Latter-day Saints Channel
- Type: Radio network
- Country: United States
- First air date: May 18, 2009
- Availability: Various FM radio stations
- Radio stations: (HD Radio via KSL-FM-HD2 and HD3)
- Headquarters: Salt Lake City, Utah
- Broadcast area: Salt Lake City and worldwide
- Owner: Deseret Management Corporation
- Former names: Mormon Channel (2009⁠—2019)
- Webcast: Streaming portal
- Official website: Official website

= Latter-day Saints Channel =

Radio station of the Church of Jesus Christ of Latter-day Saints

The Latter-day Saints Channel (formerly the Mormon Channel) is an over the air and Internet radio station owned and operated by the Church of Jesus Christ of Latter-day Saints (LDS Church). It is based in Salt Lake City, Utah.

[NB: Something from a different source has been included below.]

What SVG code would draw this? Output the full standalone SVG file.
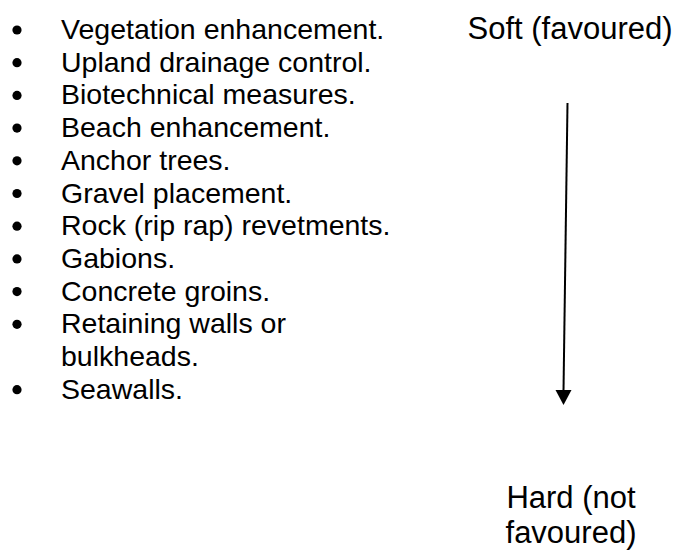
<svg xmlns="http://www.w3.org/2000/svg" width="679" height="554" viewBox="0 0 679 554">
  <style>
    text { font-family: "Liberation Sans", Arial, sans-serif; fill: #000; }
    .item { font-size: 28.5px; }
    .lbl { font-size: 31px; }
    .bul { fill: #000; }
  </style>
  <rect width="679" height="554" fill="#fff"/>
  <g id="list">
    <g id="item1"><circle class="bul" cx="17" cy="30" r="4.6"/><text class="item" x="61" y="39">Vegetation enhancement.</text></g>
    <g id="item2"><circle class="bul" cx="17" cy="62.7" r="4.6"/><text class="item" x="61" y="71.7">Upland drainage control.</text></g>
    <g id="item3"><circle class="bul" cx="17" cy="95.4" r="4.6"/><text class="item" x="61" y="104.4">Biotechnical measures.</text></g>
    <g id="item4"><circle class="bul" cx="17" cy="128.1" r="4.6"/><text class="item" x="61" y="137.1">Beach enhancement.</text></g>
    <g id="item5"><circle class="bul" cx="17" cy="160.8" r="4.6"/><text class="item" x="61" y="169.8">Anchor trees.</text></g>
    <g id="item6"><circle class="bul" cx="17" cy="193.5" r="4.6"/><text class="item" x="61" y="202.5">Gravel placement.</text></g>
    <g id="item7"><circle class="bul" cx="17" cy="226.2" r="4.6"/><text class="item" x="61" y="235.2">Rock (rip rap) revetments.</text></g>
    <g id="item8"><circle class="bul" cx="17" cy="258.9" r="4.6"/><text class="item" x="61" y="267.9">Gabions.</text></g>
    <g id="item9"><circle class="bul" cx="17" cy="291.6" r="4.6"/><text class="item" x="61" y="300.6">Concrete groins.</text></g>
    <g id="item10"><circle class="bul" cx="17" cy="324.3" r="4.6"/><text class="item" x="61" y="333.3">Retaining walls or</text><text class="item" x="61" y="366">bulkheads.</text></g>
    <g id="item11"><circle class="bul" cx="17" cy="389.7" r="4.6"/><text class="item" x="61" y="398.7">Seawalls.</text></g>
  </g>
  <g id="soft"><text class="lbl" x="570" y="39" text-anchor="middle">Soft (favoured)</text></g>
  <g id="hard"><text class="lbl" x="571" y="508" text-anchor="middle">Hard (not</text><text class="lbl" x="571" y="543" text-anchor="middle">favoured)</text></g>
  <g id="connectors">
    <line x1="567.5" y1="103" x2="563.5" y2="391" stroke="#000" stroke-width="2"/>
    <path d="M555.5,390 L571.5,390 L563.5,405 Z" fill="#000"/>
  </g>
</svg>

Broadcasting 24/7 from facilities at the LDS Church's headquarters, Latter-day Saints Channel broadcasts over the Internet via the station website and over the HD2 and HD3 channels of seven FM stations: KIRO-FM in Seattle, KSL-FM in Salt Lake City, KTAR-FM in Phoenix, WARH in St. Louis, WSHE-FM in Chicago, KOSI-FM in Denver, and WYGY in Cincinnati. KIRO, KSL, KOSI and KTAR are owned by Bonneville International, itself owned by the LDS Church; WARH, WSHE-FM, and WYGY are owned by Hubbard Broadcasting, but were owned by Bonneville as well until 2011. KSWD in Los Angeles formerly aired the network on HD4 until the station's sale to Entercom.

== History ==
On September 17, 2019, as part of an organization-wide effort to focus on the church's full name, the channel was changed to "The Latter-day Saints Channel."